▶ [Data segment]
----
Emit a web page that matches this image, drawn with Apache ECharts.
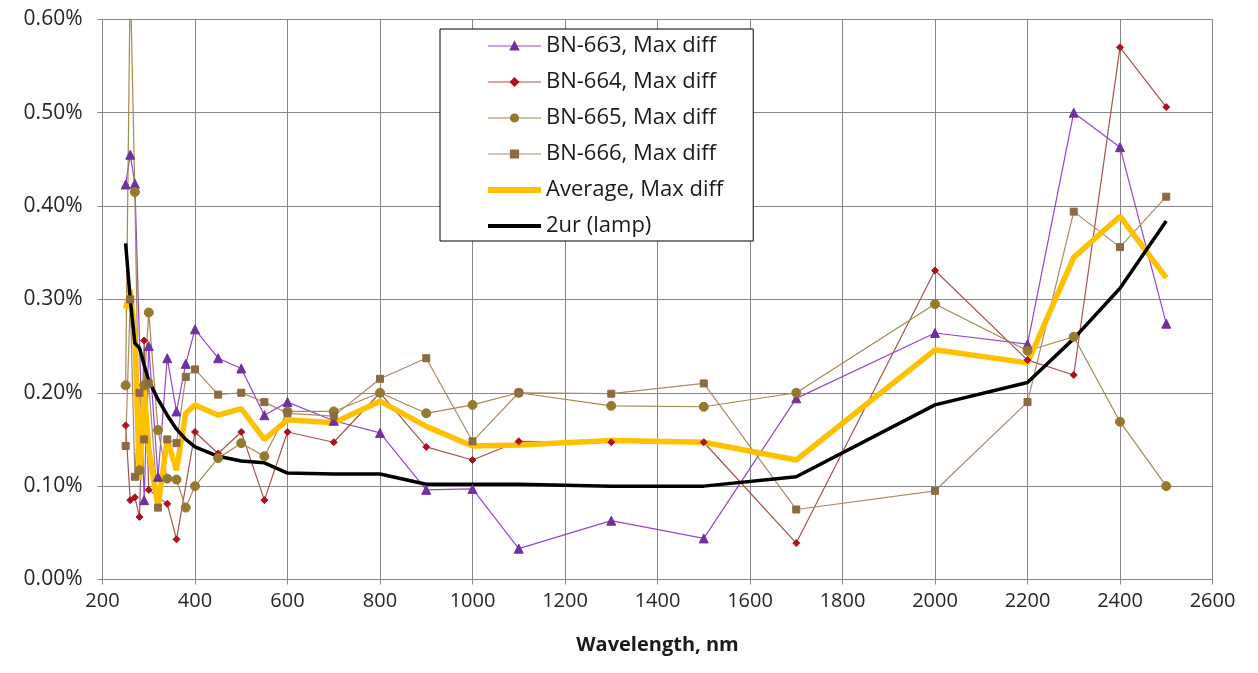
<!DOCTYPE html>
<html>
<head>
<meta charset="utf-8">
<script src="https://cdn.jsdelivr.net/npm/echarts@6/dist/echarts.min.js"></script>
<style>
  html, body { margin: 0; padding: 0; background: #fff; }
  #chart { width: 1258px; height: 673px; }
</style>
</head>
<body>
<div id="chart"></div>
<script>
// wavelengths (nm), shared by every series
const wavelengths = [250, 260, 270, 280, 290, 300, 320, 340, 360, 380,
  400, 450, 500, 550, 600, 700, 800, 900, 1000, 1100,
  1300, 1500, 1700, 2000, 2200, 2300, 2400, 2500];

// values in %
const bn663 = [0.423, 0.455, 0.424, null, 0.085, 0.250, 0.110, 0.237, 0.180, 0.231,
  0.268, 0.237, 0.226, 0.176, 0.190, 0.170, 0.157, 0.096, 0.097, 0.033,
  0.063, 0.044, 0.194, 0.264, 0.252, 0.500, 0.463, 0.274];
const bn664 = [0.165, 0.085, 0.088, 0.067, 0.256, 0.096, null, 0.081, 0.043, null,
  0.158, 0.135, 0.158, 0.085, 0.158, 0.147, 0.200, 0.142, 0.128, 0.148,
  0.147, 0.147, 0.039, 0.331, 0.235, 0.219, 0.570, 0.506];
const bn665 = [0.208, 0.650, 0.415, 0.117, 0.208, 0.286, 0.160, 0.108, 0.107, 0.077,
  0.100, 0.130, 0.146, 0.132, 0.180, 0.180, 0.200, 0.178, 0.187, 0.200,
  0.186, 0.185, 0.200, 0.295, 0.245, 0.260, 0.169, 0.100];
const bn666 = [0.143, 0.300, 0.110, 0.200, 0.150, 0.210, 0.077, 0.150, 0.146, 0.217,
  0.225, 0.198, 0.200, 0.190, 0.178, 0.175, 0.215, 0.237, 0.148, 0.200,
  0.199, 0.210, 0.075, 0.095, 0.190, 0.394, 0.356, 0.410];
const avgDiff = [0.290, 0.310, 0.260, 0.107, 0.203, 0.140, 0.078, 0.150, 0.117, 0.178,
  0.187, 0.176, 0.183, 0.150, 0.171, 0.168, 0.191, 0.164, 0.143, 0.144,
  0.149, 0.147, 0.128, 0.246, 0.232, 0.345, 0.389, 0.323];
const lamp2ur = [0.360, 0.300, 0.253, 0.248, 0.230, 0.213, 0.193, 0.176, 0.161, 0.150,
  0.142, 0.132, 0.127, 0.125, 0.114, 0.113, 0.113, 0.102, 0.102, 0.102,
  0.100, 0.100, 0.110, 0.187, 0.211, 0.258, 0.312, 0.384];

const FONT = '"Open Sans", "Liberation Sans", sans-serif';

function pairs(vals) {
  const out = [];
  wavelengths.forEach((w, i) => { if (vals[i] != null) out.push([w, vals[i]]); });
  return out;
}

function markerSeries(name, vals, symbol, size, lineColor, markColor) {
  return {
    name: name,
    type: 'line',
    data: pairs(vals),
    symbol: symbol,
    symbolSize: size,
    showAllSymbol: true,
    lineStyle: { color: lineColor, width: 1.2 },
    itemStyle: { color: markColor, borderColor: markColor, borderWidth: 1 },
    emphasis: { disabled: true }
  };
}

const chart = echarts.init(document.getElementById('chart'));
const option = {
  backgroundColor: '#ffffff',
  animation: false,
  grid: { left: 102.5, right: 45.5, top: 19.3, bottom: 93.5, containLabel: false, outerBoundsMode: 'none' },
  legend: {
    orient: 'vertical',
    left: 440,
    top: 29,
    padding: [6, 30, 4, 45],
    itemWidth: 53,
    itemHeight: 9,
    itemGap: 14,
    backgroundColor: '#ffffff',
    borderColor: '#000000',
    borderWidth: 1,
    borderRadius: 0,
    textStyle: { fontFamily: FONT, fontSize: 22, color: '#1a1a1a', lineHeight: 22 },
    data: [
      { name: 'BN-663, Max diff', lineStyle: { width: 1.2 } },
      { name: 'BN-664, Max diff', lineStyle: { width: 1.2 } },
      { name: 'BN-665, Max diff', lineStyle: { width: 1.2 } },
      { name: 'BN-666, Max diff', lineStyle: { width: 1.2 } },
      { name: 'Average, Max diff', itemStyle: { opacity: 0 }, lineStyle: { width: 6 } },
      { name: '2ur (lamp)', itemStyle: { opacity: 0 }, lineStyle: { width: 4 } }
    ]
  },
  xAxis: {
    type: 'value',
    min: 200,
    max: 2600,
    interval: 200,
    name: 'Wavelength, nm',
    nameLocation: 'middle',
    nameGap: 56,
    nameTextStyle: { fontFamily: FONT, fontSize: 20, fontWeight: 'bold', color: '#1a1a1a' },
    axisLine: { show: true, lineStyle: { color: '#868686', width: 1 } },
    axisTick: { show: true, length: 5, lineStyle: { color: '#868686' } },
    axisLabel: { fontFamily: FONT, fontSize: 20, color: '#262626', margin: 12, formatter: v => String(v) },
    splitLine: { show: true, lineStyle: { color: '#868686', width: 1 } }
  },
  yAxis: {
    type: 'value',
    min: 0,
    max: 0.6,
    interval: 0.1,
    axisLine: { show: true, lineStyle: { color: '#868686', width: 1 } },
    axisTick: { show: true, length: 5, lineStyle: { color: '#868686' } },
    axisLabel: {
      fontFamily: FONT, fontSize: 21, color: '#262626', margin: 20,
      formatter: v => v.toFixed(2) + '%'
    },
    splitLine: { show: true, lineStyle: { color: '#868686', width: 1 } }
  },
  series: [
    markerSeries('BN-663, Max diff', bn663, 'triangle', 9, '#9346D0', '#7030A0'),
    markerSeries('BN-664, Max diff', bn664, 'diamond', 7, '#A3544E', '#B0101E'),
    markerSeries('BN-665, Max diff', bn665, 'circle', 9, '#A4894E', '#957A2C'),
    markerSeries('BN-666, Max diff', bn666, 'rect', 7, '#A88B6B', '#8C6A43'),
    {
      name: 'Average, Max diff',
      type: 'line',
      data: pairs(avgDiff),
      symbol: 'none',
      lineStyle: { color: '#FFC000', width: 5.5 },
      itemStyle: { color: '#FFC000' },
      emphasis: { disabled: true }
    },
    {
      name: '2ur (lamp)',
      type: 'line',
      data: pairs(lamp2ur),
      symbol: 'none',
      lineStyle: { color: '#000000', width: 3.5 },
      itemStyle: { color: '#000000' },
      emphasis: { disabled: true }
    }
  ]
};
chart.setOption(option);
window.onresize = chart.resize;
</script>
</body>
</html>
----
Repeat, word for word and with no pictures, only the lines running from the beginning of the data to the line that contains "1300, 1500, 1700, 2000, 2200, 2300, 2400, 2500];".

Emit a web page that matches this image, drawn with Apache ECharts.
<!DOCTYPE html>
<html>
<head>
<meta charset="utf-8">
<script src="https://cdn.jsdelivr.net/npm/echarts@6/dist/echarts.min.js"></script>
<style>
  html, body { margin: 0; padding: 0; background: #fff; }
  #chart { width: 1258px; height: 673px; }
</style>
</head>
<body>
<div id="chart"></div>
<script>
// wavelengths (nm), shared by every series
const wavelengths = [250, 260, 270, 280, 290, 300, 320, 340, 360, 380,
  400, 450, 500, 550, 600, 700, 800, 900, 1000, 1100,
  1300, 1500, 1700, 2000, 2200, 2300, 2400, 2500];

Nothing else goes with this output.